Uslu v. Evans, 24-CV-5482, 2025 WL 378919 (E.D. Pa. Jan. 31, 2025)

Federal Court Dismisses Negligent Entrustment Claim as Speculative and Lacking Factual Support

This case involved a vehicle owned by the co-defendant that allegedly rear-ended the plaintiff’s vehicle. The plaintiff brought action against the co-defendant for one count of negligent entrustment. 

In support of their motion to dismiss, the co-defendant argued that the plaintiff’s amended complaint, alleging negligent entrustment, was speculative and failed to contain specific facts to support a plausible claim for relief. 

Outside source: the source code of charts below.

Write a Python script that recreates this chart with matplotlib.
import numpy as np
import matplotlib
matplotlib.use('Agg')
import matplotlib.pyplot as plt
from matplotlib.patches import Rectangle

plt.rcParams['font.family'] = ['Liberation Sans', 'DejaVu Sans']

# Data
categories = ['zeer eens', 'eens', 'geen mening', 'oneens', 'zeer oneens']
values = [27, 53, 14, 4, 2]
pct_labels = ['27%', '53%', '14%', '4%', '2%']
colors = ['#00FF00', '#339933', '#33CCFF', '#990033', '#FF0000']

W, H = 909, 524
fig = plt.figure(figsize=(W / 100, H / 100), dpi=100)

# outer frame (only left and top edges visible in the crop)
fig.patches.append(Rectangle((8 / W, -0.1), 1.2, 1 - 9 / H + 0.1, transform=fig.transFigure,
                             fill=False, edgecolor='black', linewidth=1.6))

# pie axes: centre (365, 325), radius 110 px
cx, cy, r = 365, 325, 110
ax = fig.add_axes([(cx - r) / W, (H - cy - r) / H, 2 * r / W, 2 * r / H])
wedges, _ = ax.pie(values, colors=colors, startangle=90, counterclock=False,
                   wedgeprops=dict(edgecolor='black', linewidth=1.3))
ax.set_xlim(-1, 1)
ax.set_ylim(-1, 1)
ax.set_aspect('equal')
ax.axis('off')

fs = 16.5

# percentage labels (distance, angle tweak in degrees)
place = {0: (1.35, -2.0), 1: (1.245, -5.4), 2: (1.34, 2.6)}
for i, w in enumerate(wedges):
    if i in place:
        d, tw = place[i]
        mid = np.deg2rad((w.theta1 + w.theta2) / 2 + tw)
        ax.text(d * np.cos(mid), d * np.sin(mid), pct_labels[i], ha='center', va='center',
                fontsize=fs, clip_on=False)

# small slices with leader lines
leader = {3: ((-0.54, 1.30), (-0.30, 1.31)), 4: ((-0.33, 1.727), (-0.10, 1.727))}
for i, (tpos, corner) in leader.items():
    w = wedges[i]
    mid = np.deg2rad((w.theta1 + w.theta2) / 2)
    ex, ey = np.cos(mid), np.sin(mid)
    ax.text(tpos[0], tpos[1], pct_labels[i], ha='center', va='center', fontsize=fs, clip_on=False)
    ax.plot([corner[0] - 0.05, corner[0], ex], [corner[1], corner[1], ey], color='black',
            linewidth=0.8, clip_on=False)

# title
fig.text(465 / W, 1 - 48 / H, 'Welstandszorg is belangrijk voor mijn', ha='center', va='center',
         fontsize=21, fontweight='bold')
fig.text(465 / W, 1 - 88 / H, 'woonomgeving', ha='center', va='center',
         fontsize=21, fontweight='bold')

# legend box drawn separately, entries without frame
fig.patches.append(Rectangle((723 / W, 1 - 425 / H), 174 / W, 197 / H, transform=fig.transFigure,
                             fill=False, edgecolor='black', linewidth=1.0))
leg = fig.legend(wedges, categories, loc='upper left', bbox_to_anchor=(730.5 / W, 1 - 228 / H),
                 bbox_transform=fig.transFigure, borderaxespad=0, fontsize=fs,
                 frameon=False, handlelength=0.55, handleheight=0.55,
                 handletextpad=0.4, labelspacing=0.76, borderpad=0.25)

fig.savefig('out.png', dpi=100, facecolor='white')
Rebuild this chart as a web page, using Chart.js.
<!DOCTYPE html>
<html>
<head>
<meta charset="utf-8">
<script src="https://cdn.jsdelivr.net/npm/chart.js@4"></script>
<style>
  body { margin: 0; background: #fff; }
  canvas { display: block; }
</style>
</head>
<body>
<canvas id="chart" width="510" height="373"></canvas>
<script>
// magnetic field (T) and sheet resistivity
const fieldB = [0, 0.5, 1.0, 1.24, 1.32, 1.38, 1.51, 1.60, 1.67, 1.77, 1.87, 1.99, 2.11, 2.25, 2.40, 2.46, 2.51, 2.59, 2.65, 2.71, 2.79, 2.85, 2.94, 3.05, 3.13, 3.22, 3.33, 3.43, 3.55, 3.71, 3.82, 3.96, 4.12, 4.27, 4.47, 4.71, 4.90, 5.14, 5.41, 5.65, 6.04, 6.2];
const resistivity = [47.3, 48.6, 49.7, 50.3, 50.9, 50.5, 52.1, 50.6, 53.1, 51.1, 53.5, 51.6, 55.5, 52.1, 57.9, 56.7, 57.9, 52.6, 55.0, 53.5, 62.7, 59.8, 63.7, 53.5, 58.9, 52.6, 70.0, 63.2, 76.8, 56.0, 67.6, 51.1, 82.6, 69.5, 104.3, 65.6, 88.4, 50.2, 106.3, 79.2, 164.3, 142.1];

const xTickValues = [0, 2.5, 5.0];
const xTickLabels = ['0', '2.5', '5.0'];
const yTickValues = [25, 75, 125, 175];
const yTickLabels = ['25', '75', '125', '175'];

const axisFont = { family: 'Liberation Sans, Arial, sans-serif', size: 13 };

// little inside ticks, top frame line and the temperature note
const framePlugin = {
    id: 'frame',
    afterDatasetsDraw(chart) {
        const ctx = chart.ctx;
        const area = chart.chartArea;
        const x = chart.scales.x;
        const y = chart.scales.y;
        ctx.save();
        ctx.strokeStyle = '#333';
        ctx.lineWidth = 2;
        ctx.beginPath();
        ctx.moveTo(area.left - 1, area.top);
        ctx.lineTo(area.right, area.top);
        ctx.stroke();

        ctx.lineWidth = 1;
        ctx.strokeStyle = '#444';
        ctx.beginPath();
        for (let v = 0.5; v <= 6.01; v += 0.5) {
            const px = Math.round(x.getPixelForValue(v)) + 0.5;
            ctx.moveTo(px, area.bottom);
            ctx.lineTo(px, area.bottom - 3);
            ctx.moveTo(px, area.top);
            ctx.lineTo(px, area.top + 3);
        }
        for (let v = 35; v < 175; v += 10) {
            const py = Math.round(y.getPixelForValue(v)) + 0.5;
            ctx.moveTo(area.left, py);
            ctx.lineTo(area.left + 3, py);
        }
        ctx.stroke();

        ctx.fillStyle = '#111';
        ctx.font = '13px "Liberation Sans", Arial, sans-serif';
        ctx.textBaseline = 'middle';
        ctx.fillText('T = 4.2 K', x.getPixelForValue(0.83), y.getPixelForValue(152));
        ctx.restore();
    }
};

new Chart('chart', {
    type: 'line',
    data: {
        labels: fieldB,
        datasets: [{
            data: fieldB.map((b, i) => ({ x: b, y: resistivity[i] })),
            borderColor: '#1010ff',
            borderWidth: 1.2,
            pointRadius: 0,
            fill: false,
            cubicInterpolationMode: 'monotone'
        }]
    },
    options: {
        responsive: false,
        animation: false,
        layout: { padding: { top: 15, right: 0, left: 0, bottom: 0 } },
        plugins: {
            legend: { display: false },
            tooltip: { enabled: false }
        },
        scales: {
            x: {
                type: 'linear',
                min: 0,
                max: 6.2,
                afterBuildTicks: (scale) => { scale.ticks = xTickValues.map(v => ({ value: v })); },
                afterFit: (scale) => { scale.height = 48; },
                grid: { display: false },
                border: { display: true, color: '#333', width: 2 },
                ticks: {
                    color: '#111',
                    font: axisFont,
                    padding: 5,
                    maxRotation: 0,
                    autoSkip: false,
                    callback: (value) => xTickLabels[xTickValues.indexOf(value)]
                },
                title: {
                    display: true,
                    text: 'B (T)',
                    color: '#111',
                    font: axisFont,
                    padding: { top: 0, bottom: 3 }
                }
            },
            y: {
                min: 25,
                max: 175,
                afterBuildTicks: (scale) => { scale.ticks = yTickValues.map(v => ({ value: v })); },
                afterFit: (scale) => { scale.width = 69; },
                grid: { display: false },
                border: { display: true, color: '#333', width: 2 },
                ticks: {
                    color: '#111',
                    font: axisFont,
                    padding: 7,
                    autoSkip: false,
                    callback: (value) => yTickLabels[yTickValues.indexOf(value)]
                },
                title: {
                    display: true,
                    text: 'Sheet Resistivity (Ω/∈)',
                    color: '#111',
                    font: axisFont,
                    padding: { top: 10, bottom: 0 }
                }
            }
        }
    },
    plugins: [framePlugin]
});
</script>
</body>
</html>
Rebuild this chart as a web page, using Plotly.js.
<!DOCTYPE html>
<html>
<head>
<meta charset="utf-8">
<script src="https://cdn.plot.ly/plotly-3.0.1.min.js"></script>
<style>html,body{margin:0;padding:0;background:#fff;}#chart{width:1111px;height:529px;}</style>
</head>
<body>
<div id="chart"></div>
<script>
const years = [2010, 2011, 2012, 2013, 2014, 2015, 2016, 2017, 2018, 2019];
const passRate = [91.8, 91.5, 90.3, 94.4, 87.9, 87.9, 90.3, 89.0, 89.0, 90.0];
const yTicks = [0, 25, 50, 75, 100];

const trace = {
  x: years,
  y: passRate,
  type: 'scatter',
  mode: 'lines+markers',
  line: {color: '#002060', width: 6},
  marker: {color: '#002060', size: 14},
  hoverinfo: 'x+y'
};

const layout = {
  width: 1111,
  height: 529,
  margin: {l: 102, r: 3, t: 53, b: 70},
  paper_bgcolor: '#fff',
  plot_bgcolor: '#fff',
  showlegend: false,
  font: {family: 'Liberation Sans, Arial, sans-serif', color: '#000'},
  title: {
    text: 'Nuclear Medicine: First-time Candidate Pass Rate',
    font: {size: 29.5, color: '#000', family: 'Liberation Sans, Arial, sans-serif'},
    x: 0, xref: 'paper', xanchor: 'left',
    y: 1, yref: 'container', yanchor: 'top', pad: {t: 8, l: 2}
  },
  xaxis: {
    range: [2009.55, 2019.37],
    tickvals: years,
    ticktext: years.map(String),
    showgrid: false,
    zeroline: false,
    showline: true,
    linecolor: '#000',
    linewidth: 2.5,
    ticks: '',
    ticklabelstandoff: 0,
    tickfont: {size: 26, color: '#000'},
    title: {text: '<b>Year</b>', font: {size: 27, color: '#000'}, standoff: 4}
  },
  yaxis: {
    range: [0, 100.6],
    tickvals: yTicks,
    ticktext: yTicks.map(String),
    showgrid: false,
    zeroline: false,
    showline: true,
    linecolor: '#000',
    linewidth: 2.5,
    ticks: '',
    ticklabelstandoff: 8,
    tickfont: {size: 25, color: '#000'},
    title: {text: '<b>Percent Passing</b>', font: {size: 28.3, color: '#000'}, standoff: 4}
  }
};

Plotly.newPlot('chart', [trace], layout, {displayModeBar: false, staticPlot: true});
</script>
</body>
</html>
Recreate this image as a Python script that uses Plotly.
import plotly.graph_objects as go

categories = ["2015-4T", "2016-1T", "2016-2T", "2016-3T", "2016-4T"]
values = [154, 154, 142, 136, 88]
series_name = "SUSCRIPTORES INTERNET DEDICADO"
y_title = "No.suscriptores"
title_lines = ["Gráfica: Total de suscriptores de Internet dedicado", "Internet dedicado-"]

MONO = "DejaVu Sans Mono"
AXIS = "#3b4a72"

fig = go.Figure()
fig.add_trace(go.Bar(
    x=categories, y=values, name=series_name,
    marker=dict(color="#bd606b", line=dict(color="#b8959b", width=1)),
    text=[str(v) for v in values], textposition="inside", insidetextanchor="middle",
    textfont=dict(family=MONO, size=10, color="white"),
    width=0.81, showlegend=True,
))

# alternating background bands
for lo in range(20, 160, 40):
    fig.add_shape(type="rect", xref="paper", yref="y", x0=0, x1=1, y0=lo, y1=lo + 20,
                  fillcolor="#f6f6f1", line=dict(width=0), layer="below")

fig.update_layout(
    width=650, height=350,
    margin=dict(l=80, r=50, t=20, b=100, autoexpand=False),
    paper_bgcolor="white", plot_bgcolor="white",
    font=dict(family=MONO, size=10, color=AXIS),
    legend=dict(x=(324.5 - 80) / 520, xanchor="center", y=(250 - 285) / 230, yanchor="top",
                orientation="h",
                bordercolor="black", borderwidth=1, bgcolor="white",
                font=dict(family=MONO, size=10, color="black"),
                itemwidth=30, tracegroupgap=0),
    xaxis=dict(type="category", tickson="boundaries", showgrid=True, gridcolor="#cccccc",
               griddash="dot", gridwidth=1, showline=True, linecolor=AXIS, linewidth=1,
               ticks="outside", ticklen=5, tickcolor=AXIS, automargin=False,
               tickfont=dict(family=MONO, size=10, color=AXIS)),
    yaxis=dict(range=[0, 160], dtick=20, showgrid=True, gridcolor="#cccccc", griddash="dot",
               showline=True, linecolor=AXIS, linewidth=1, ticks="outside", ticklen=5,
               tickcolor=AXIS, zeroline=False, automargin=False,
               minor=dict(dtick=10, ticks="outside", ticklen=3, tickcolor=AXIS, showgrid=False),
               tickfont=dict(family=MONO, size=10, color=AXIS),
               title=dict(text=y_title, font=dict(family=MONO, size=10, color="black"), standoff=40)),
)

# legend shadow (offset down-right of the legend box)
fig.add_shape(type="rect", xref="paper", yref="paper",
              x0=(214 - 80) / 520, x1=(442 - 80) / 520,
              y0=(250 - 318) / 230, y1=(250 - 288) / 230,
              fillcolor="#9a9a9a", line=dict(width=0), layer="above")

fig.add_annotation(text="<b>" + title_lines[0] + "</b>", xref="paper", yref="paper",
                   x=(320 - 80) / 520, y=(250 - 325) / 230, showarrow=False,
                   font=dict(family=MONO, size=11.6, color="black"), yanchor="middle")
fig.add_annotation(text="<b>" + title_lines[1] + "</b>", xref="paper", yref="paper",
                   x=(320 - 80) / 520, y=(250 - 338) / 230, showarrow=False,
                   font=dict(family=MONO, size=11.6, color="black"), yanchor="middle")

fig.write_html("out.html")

The United States District Court for the Eastern District of Pennsylvania agreed that the averments made by the plaintiff amounted to unsupported and speculative legal conclusions that failed to advance their negligent entrustment claim. In support of its holding, the court cited substantive state law, noting that in these types of fact-intensive cases, plaintiffs need to offer facts regarding things like the vehicle operator’s driving history, qualifications or training, let alone evidence suggesting negligence or misconduct. Without these types of averments, claims that the defendants knew or should have known the co-defendant driver posed a potential danger to others are merely recitations of the elements of a cause of action and are insufficient, thereby lacking the necessary factual support to sustain a plausible claim of negligent entrustment. The court granted the co-defendant’s Rule 12(b)(6) motion to dismiss the plaintiff’s negligent entrustment claim against them.